The regulations spell out the details of “prohibited content” — items that cannot be included in certified enterprise
agreements, regardless of whether bosses and unions agree to their inclusion. Simply asking for the inclusion of
provisions such as payroll deduction of union dues, trade union training leave or protection against unfair dismissals
subjects individual workers to a $6000 fine and unions to a $33,000 fine.
Also prohibited are: any provisions that allow for the renegotiation of an enterprise agreement during its lifetime; any
restrictions on bosses’ freedom to offer individual contracts (Australian Workplace Agreements) to any employees at any
time; and bans on the use of labour-hire or contract workers.
Certified agreements will also be prohibited from enshrining union officials’ right of entry to workplaces. They may not
contain any provision that does not relate directly to the employer/employee relationship, or that does not apply to all
workers covered by the agreement.
It will also be illegal to incorporate in a certified agreement any restrictions on the “cashing-out” of up to two
weeks’ annual leave a year, making a mockery of the government’s claim that it has “protected” leave provisions.
'Big Brother’ minister
The regulations also give new powers to the workplace relations minister.
The Australian Industrial Relations Commission (AIRC) must inform the minister of the details of industrial disputes
within a week of the lodging of applications for protected industrial action. The minister must be informed of
applications for secret ballots (necessary before taking legal strike action), when applications are received for the
commencement or termination of a bargaining period and applications for right of entry. The Office of the Employment
Advocate must send the minister every workplace agreement lodged with it within three weeks of its registration.
In a blatant attack on democratic rights, the Work Choices legislation and regulations together give the minister
virtually unlimited power to interfere in industrial disputes and agreement negotiations. Without recourse to
parliament, the minister may change the regulations at any time and make other items “prohibited content”
retrospectively. The minister may also declare any industry an essential service at any time, to prevent protected
industrial action from occurring.
Under the amended Workplace Relations Act, the minister has the power to intervene in the establishment of any award or
certified agreement if she or he believes it is not in the public interest. or if she or he feels that the agreement may
seriously harm the economy or part of it. The minister may order a full review of any decision of the AIRC.
The regulations also specify, in minute detail, the procedures that unions must follow to hold a secret ballot —
required for the authorisation of protected industrial action. A union’s failure to adhere to each and every requirement
will make the process void and render the resulting industrial action illegal.
Under the regulations, workers paid $95,000 or more a year will be barred from accessing unfair dismissals provisions,
an exclusion that the Australian Workers Union Queensland secretary told the Courier Mail was aimed at thousands of
high-earning workers in mines and on construction sites.
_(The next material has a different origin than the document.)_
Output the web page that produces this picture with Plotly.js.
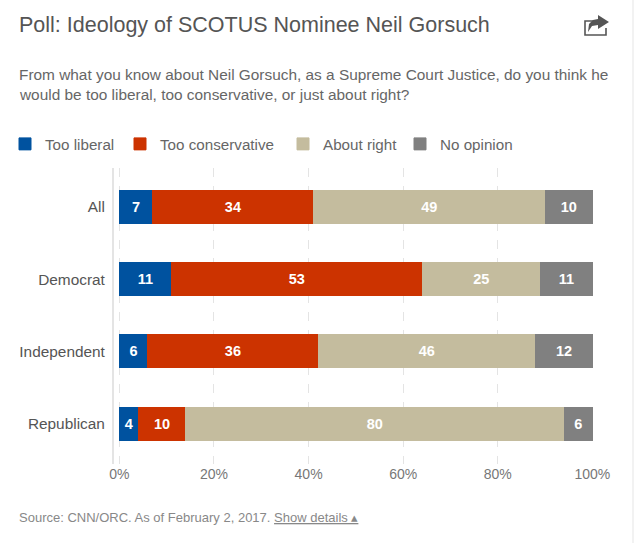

Speaking to the March 21 Sydney Morning Herald, John Buchanan, deputy director of Sydney University’s Industrial
Relations Research Centre, said: “If the unions play by the new rules, every single thing they try to do will be on the
minister’s desk within 24 hours on some issues and one week for the others ... The new role of the [IR] Commission and
the Employer Advocate is essentially to be the eyes and ears of the [federal government].”
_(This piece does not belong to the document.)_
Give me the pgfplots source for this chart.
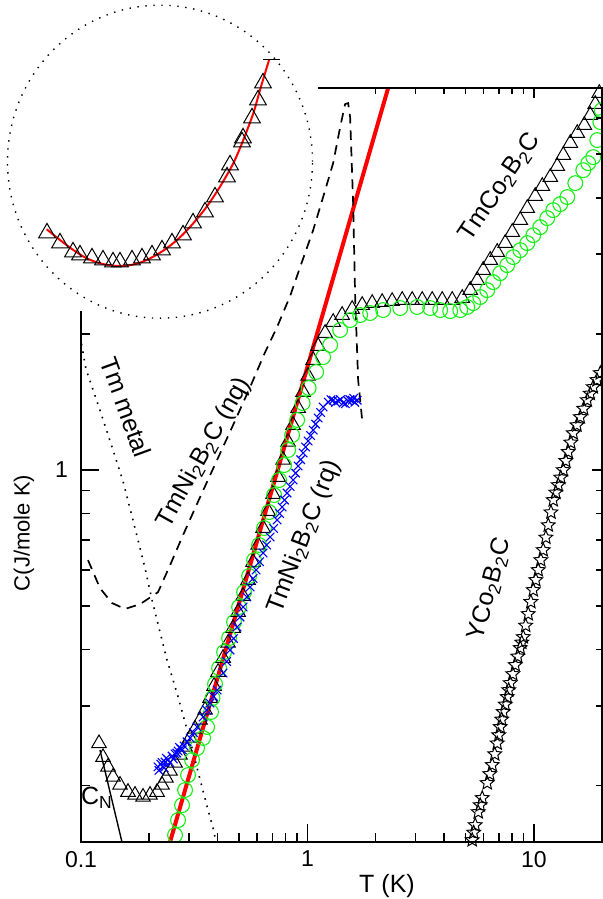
\documentclass[border=0pt]{standalone}
\usepackage{fontspec}
\setmainfont{Liberation Sans}
\usepackage{pgfplots}
\pgfplotsset{compat=1.18}
\definecolor{mygreen}{RGB}{20,240,20}
\pgfdeclareplotmark{ostar}{%
\pgfpathmoveto{\pgfpointpolar{90}{\pgfplotmarksize}}%
\pgfpathlineto{\pgfpointpolar{126}{0.45\pgfplotmarksize}}%
\pgfpathlineto{\pgfpointpolar{162}{\pgfplotmarksize}}%
\pgfpathlineto{\pgfpointpolar{198}{0.45\pgfplotmarksize}}%
\pgfpathlineto{\pgfpointpolar{234}{\pgfplotmarksize}}%
\pgfpathlineto{\pgfpointpolar{270}{0.45\pgfplotmarksize}}%
\pgfpathlineto{\pgfpointpolar{306}{\pgfplotmarksize}}%
\pgfpathlineto{\pgfpointpolar{342}{0.45\pgfplotmarksize}}%
\pgfpathlineto{\pgfpointpolar{18}{\pgfplotmarksize}}%
\pgfpathlineto{\pgfpointpolar{54}{0.45\pgfplotmarksize}}%
\pgfpathclose
\pgfusepathqstroke}
\begin{document}
\begin{tikzpicture}[font=\fontsize{12.5}{15}\selectfont]
% ---------- main axis with data ----------
\begin{axis}[at={(40.5pt,28.5pt)}, anchor=south west, scale only axis,
  width=260.5pt, height=377pt,
  xmode=log, ymode=log, xmin=0.1, xmax=20, ymin=0.15, ymax=7,
  xtick={0.1,1,10}, xticklabels={0.1,1,10},
  minor xtick={0.2,0.3,0.4,0.5,0.6,0.7,0.8,0.9,2,3,4,5,6,7,8,9},
  ytick={1}, yticklabels={1},
  minor ytick={0.2,0.3,0.4,0.5,0.6,0.7,0.8,0.9,2},
  xtick pos=left, ytick pos=left,
  major tick length=9pt, minor tick length=4.75pt,
  tick style={black, line width=0.8pt},
  axis line style={line width=0.9pt},
  tick label style={font=\fontsize{11.5}{14}\selectfont},
  xticklabel style={yshift=-1pt}, yticklabel style={xshift=-3pt},
  clip=true]
% TmCo2B2C triangles
\addplot[only marks, mark=triangle, mark size=4.2pt, mark options={black, line width=0.5pt}] coordinates {
(0.1201,0.248) (0.1251,0.231) (0.1316,0.220) (0.1385,0.209) (0.1487,0.2006) (0.1613,0.1935) (0.1732,0.1906) (0.1879,0.1887) (0.2018,0.1906) (0.2167,0.1935) (0.2280,0.2006) (0.2374,0.2079) (0.2474,0.2154) (0.2603,0.2244) (0.2738,0.2337) (0.2881,0.2435) (0.3032,0.2549) (0.3190,0.2668) (0.3357,0.2793) (0.3532,0.2939) (0.3716,0.3124) (0.3870,0.3321) (0.4031,0.3567) (0.4242,0.3831) (0.4463,0.4136) (0.4696,0.4463) (0.4941,0.4842) (0.5199,0.5253) (0.5470,0.5700) (0.5756,0.6248) (0.6056,0.6815) (0.6372,0.7430) (0.6705,0.8102) (0.7054,0.8834) (0.7422,0.9635) (0.7809,1.051) (0.8217,1.152) (0.8646,1.256) (0.9097,1.369) (0.9572,1.486) (1.007,1.613) (1.060,1.749) (1.115,1.878) (1.197,2.007) (1.299,2.123) (1.423,2.200) (1.576,2.268) (1.745,2.315) (1.932,2.338) (2.138,2.350) (2.367,2.362) (2.621,2.375) (2.901,2.375) (3.213,2.375) (3.557,2.375) (3.938,2.375) (4.359,2.375) (4.827,2.399) (5.236,2.498) (5.623,2.629) (5.976,2.767) (6.417,2.912) (6.890,3.033) (7.475,3.175) (8.027,3.358) (8.709,3.569) (9.352,3.793) (10.14,4.034) (10.90,4.245) (11.82,4.443) (12.69,4.699) (13.49,4.971) (14.49,5.286) (15.55,5.561) (16.71,5.793) (17.76,6.094) (18.68,6.446) (19.45,6.818)
};
% TmNi2B2C (nq) green circles
\addplot[only marks, mark=o, mark size=3.7pt, mark options={mygreen, line width=0.55pt}] coordinates {
(0.2603,0.1554) (0.2683,0.1677) (0.2795,0.1810) (0.2881,0.1955) (0.2971,0.2110) (0.3094,0.2278) (0.3256,0.2421) (0.3461,0.2549) (0.3604,0.2696) (0.3754,0.2910) (0.3811,0.3124) (0.3909,0.3356) (0.4072,0.3641) (0.4285,0.3950) (0.4508,0.4242) (0.4743,0.4602) (0.4991,0.4968) (0.5251,0.5361) (0.5526,0.5818) (0.5814,0.631) (0.6117,0.6815) (0.6437,0.7430) (0.6772,0.8061) (0.7125,0.8790) (0.7497,0.949) (0.7888,1.024) (0.8216,1.106) (0.8559,1.193) (0.9007,1.289) (0.9526,1.405) (1.013,1.517) (1.093,1.646) (1.173,1.776) (1.260,1.888) (1.395,2.038) (1.544,2.144) (1.710,2.200) (1.893,2.223) (2.160,2.257) (2.569,2.280) (3.053,2.292) (3.485,2.280) (3.859,2.257) (4.272,2.245) (4.730,2.257) (5.078,2.292) (5.397,2.338) (5.797,2.412) (6.225,2.498) (6.617,2.602) (7.104,2.724) (7.628,2.838) (8.110,2.956) (8.709,3.063) (9.352,3.175) (9.940,3.306) (10.67,3.444) (11.46,3.606) (12.18,3.756) (13.08,3.873) (14.05,4.014) (15.24,4.310) (16.53,4.604) (17.39,4.772) (18.30,4.921) (19.06,5.367) (19.66,5.883) (19.95,6.252)
};
% TmNi2B2C (rq) blue crosses
\addplot[only marks, mark=x, mark size=3pt, mark options={blue, line width=0.55pt}] coordinates {
(0.2189,0.220) (0.2210,0.2160) (0.2250,0.2230) (0.2280,0.2250) (0.2300,0.2200) (0.2330,0.2190) (0.2350,0.2255) (0.2380,0.2300) (0.2420,0.2280) (0.2470,0.2250) (0.2524,0.2325) (0.2560,0.2290) (0.2600,0.2350) (0.2650,0.2360) (0.2683,0.2385) (0.2720,0.2430) (0.2760,0.2410) (0.2800,0.2400) (0.2852,0.2447) (0.2940,0.2500) (0.3032,0.2549) (0.3140,0.2620) (0.3256,0.2696) (0.3461,0.2837) (0.3590,0.2940) (0.3716,0.3045) (0.3850,0.3150) (0.3990,0.3255) (0.4242,0.3549) (0.4395,0.3763) (0.4554,0.3990) (0.4720,0.4230) (0.4891,0.4485) (0.5043,0.4720) (0.5199,0.4968) (0.5400,0.5230) (0.5582,0.5501) (0.5755,0.5745) (0.5934,0.5999) (0.6150,0.6260) (0.6372,0.6541) (0.6603,0.6814) (0.6842,0.7098) (0.7091,0.7412) (0.7348,0.7740) (0.7537,0.8001) (0.7730,0.8270) (0.7929,0.8569) (0.8133,0.8879) (0.8386,0.918) (0.8646,0.949) (0.8869,0.983) (0.9097,1.019) (0.9332,1.053) (0.9572,1.089) (0.9818,1.123) (1.007,1.158) (1.033,1.191) (1.060,1.224) (1.087,1.262) (1.115,1.302) (1.144,1.339) (1.173,1.377) (1.235,1.412) (1.270,1.430) (1.299,1.426) (1.330,1.410) (1.367,1.419) (1.400,1.430) (1.438,1.405) (1.470,1.400) (1.513,1.419) (1.540,1.430) (1.576,1.426) (1.600,1.440) (1.620,1.410) (1.658,1.426)
};
% YCo2B2C stars
\addplot[only marks, mark=ostar, mark size=3.6pt, mark options={black, line width=0.5pt}] coordinates {
(5.343,0.1515) (5.425,0.1574) (5.509,0.1635) (5.680,0.1747) (5.797,0.181) (5.916,0.1877) (6.225,0.2026) (6.385,0.2121) (6.550,0.2221) (6.718,0.2347) (6.890,0.248) (6.996,0.2586) (7.104,0.2696) (7.213,0.2801) (7.324,0.2910) (7.474,0.3023) (7.628,0.3141) (7.746,0.3254) (7.866,0.3372) (8.070,0.3530) (8.276,0.3697) (8.490,0.3861) (8.709,0.4032) (8.844,0.4146) (8.981,0.4263) (9.200,0.4520) (9.447,0.4794) (9.700,0.5100) (9.940,0.5418) (10.20,0.5701) (10.46,0.5999) (10.73,0.6312) (11.00,0.6642) (11.30,0.7080) (11.58,0.754) (11.90,0.8050) (12.18,0.8571) (12.50,0.8904) (12.82,0.9249) (13.15,0.961) (13.49,0.9984) (13.84,1.046) (14.19,1.095) (14.56,1.149) (14.93,1.205) (15.50,1.255) (16.04,1.308) (16.60,1.365) (17.22,1.426) (17.75,1.474) (18.30,1.524) (19.00,1.580) (19.66,1.637)
};
% red fit line
\addplot[red, line width=2pt] coordinates {(0.2473,0.15) (2.273,7)};
% C_N
\addplot[black, line width=0.7pt] coordinates {(0.1213,0.2397) (0.1517,0.15)};
% dashed TmNi2B2C (nq) curve
\addplot[black, line width=0.85pt, dash pattern=on 4.8pt off 3.4pt] coordinates {
(0.1074,0.631) (0.1213,0.547) (0.1371,0.507) (0.1564,0.492) (0.1823,0.504) (0.2189,0.536) (0.2474,0.615) (0.2823,0.717) (0.3357,0.870) (0.3990,1.051) (0.4696,1.256) (0.5582,1.524) (0.6504,1.821) (0.7348,2.070) (0.8386,2.424) (0.9286,2.810) (1.060,3.391) (1.173,4.014) (1.299,4.772) (1.395,5.733) (1.467,6.446) (1.513,6.48) (1.544,6.03) (1.592,3.89) (1.625,2.41) (1.675,1.580) (1.745,1.289)
};
% Tm metal dotted
\addplot[black, line width=0.8pt, dash pattern=on 0.8pt off 3pt] coordinates {
(0.1005,1.90) (0.1052,1.670) (0.1213,1.355) (0.1371,1.123) (0.1533,0.944) (0.1732,0.743) (0.1918,0.606) (0.2059,0.515) (0.2234,0.437) (0.2399,0.379) (0.2657,0.320) (0.2881,0.276) (0.3094,0.242) (0.3357,0.206) (0.3604,0.180) (0.3831,0.161) (0.3950,0.150)
};
\end{axis}
% ---------- top/right ticks ----------
\begin{axis}[at={(40.5pt,28.5pt)}, anchor=south west, scale only axis,
  width=260.5pt, height=377pt,
  xmode=log, ymode=log, xmin=0.1, xmax=20, ymin=0.15, ymax=7,
  xtick={10}, xticklabels={},
  minor xtick={2,3,4,5,6,7,8,9},
  ytick={1}, yticklabels={},
  minor ytick={0.2,0.3,0.4,0.5,0.6,0.7,0.8,0.9,2,3,4,5,6},
  xtick pos=right, ytick pos=right,
  major tick length=5.25pt, minor tick length=3pt,
  tick style={black, line width=0.8pt},
  axis line style={line width=0.9pt}]
\end{axis}
% hide frame behind the inset
\fill[white] (38.5pt,294pt) rectangle (42.5pt,407.5pt);
\fill[white] (38.5pt,403.5pt) rectangle (159pt,407.5pt);
% ---------- inset ----------
\begin{axis}[at={(0pt,289.5pt)}, anchor=south west, scale only axis,
  width=160pt, height=160pt, xmin=0, xmax=320, ymin=0, ymax=320,
  hide axis, clip=false]
\addplot[only marks, mark=triangle, mark size=4.8pt, mark options={black, line width=0.5pt}] coordinates {
(47,87) (60,77) (73,68) (80,65) (92,62) (103,60) (113,58) (120,58) (132,60) (142,62) (152,65) (162,70) (172,77) (183,85) (193,97) (205,108) (215,123) (227,143) (230,155) (242,178) (243,182) (252,202) (258,220) (263,237)
};
\addplot[red, line width=1pt, smooth] coordinates {
(46.7,90.7) (60,80) (73.3,70) (86.7,61.7) (100,56.7) (113.3,54.3) (126.7,54.3) (140,57.3) (153.3,63.3) (166.7,71.7) (180,82.7) (193.3,96.7) (206.7,113.3) (220,133.3) (233.3,156.7) (243.3,180) (253.3,206.7) (260,230) (265,246.7) (269.3,260.7)
};
\addplot[black, line width=0.6pt] coordinates {(263,260.7) (280,260.7)};
\end{axis}
\draw[line width=0.7pt, dash pattern=on 0.7pt off 3.3pt] (80pt,368.65pt) ellipse [x radius=76.25pt, y radius=78.25pt];
% ---------- labels ----------
\node at (193.5pt,6.5pt) {T (K)};
\node[rotate=90, font=\fontsize{11}{13}\selectfont] at (12pt,183pt) {C(J/mole K)};
\node[rotate=56] at (250pt,356pt) {TmCo\textsubscript{2}B\textsubscript{2}C};
\node[rotate=61] at (102pt,223pt) {TmNi\textsubscript{2}B\textsubscript{2}C (nq)};
\node[rotate=69] at (152pt,181pt) {TmNi\textsubscript{2}B\textsubscript{2}C (rq)};
\node[rotate=-70] at (63pt,246pt) {Tm metal};
\node[rotate=75] at (245pt,155pt) {YCo\textsubscript{2}B\textsubscript{2}C};
\node at (48.5pt,50.5pt) {C\textsubscript{N}};
\pgfresetboundingbox
\useasboundingbox (0,0) rectangle (301.5pt,449.5pt);
\end{tikzpicture}
\end{document}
Dean Mighell, Victorian Electrical Trades Union secretary, told Green Left Weekly, “I think that you cannot observe
these laws and operate as a union that protects your members. They’re designed so that you can’t do it.”
The fear and loathing that working people have for the new workplace legislation was evident in the results of the
Tasmanian and South Australian state elections on March 18, both of which returned Labor majorities.
Despite this, the Howard government’s determination to eliminate the role of unions, abolish awards and the AIRC, and
force workers onto individual contracts means that it will press ahead. The only thing that can stop — and reverse —
these attacks is a concerted, nationwide industrial and political campaign.